Taiwan reports October trade data Monday. Exports are expected to rise 5.8% y/y vs. 9.4% in September, while imports are expected to fall -2.1% y/y vs. -5.4% in September. Orders have risen y/y for seven straight months and suggest robust shipments going into Q2. US-Taiwan relations are likely to come under greater scrutiny under a Biden administration. President Trump has been selling weaponry to Taiwan and inflaming cross-strait tensions. While Biden is likely to take a tough economic stance with China, we think he will be a bit more circumspect with regards to Taiwan.

China reports October money and loan data sometime this week. Both money and new loans are expected to ease from the previous month. October CPI and PPI will be reported Tuesday. CPI expected to rise 0.8% y/y vs. 1.7% in September, while PPI is expected to fall -1.9% y/y vs. -2.1% in September. Over the weekend, October trade data came in stronger than expected, with exports rising 11.4% y/y and import rising 4.7% y/y. With the economy rebounding, PMOC officials are starting to talk about withdrawing stimulus. Vice Governor Liu said, “Exit is a matter of time and it is also necessary, But the timing and method of exit need to be carefully evaluated, mainly based on the status of economic recovery.”

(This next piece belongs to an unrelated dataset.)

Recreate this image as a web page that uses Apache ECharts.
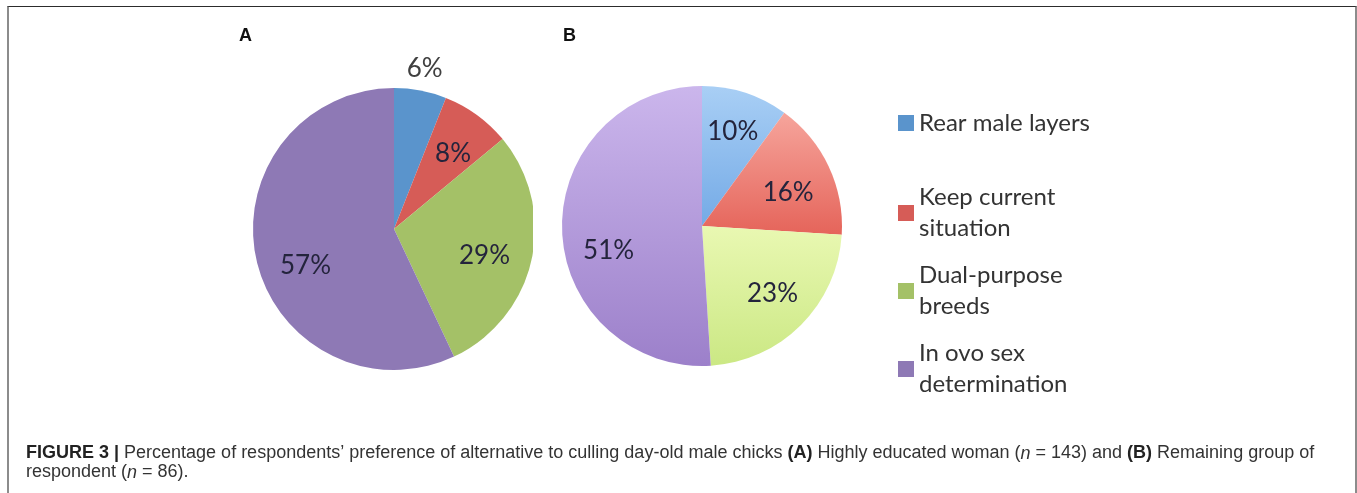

India reports October CPI and September IP Thursday. Headline inflation is expected at 7.14% vs. 7.34% in September, while IP is expected to contract -2.0% y/y vs. -8.0% in August. If so, inflation would remain above the 2-6% target range for seventh straight month. This has kept the RBI on hold since the last 40 bp cut back in May. Next RBI policy meeting is December 4 and steady rates are likely until inflation is under better control. October trade will be reported sometime this week.